Number of inmates awaiting trial soars by 70% in Kano

The Nigerian Correctional Service (NCoS), Kano state command, Monday said 70 per cent of inmates are awaiting trial across the custodial centres in the statecommand, SC Musbahu Lawan, stated this while addressing newsmen at the state headquarters in Kano.

He said overcrowding was a challenge to the smooth operation of the NCoS in the state, as the number of awaiting trial inmates had tripled that of convicted inmates in the state.

“Statistics show that only 30 per cent of inmates are convicted in the correctional service, while inmates awaiting trial constitute 70 per cent of the total number of inmates in the state.

“Most of the inmates awaiting trial have stayed in custody with their cases yet to be determined by the courts.

“Our laws give us the power to transfer convicted inmates to any facility in the country, so, if the inmates awaiting trial are eventually convicted, there won’t be congestion,” Lawan said.

He noted that convicted inmates were easier to manage as they were mandated to engage in the various reformatory programmes, an opportunity which awaiting trial persons might not have.

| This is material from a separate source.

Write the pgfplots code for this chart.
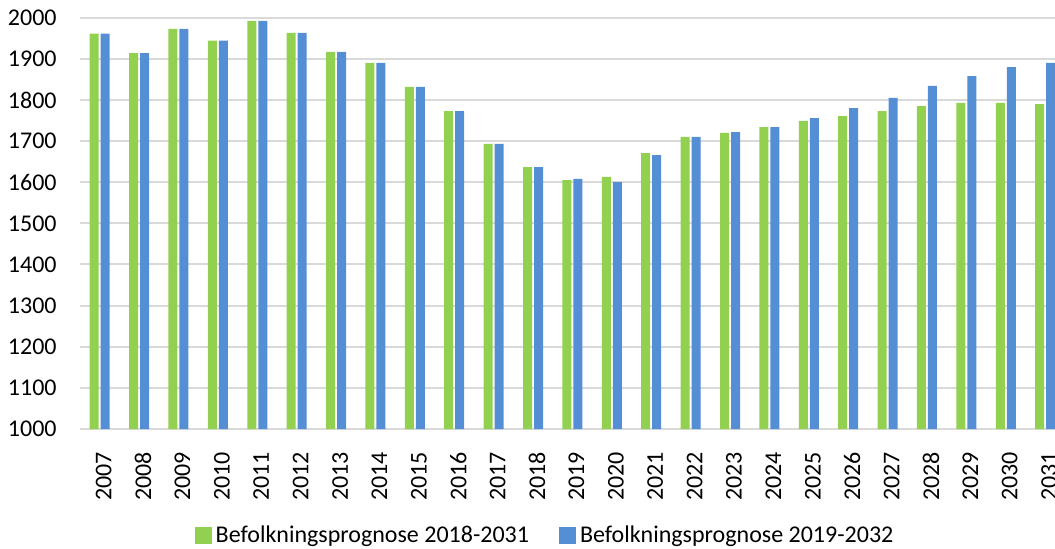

“Most of the convicted inmates also benefit from the educational programmes in the custodial centres.

“In Kano, 38 convicted inmates sat for and passed the NECO, SSCE and they are now seeking for admission at the National Open University of Nigeria (NOUN).

“Due to increased interest of the inmates to study, the service is working with NOUN to establish more study centres in the custodial centres in the state,” Lawan said.

He said one of the challenges was lack of study facilities like computers and study materials.

Lawan said the federal government had introduced the non-custodial measures like parole, community service and probation among others, to address the overcrowding conundrum in custodial centres.

He commended some judges for complementing the federal government’s effort by making maximum use of non custodial sentencing.

“NCoS will continue to pursue its mandate of keeping safe and humane custody of the legally interned, while protecting the society safer by reforming rehabilitating and reintegrating offenders,” Lawan said.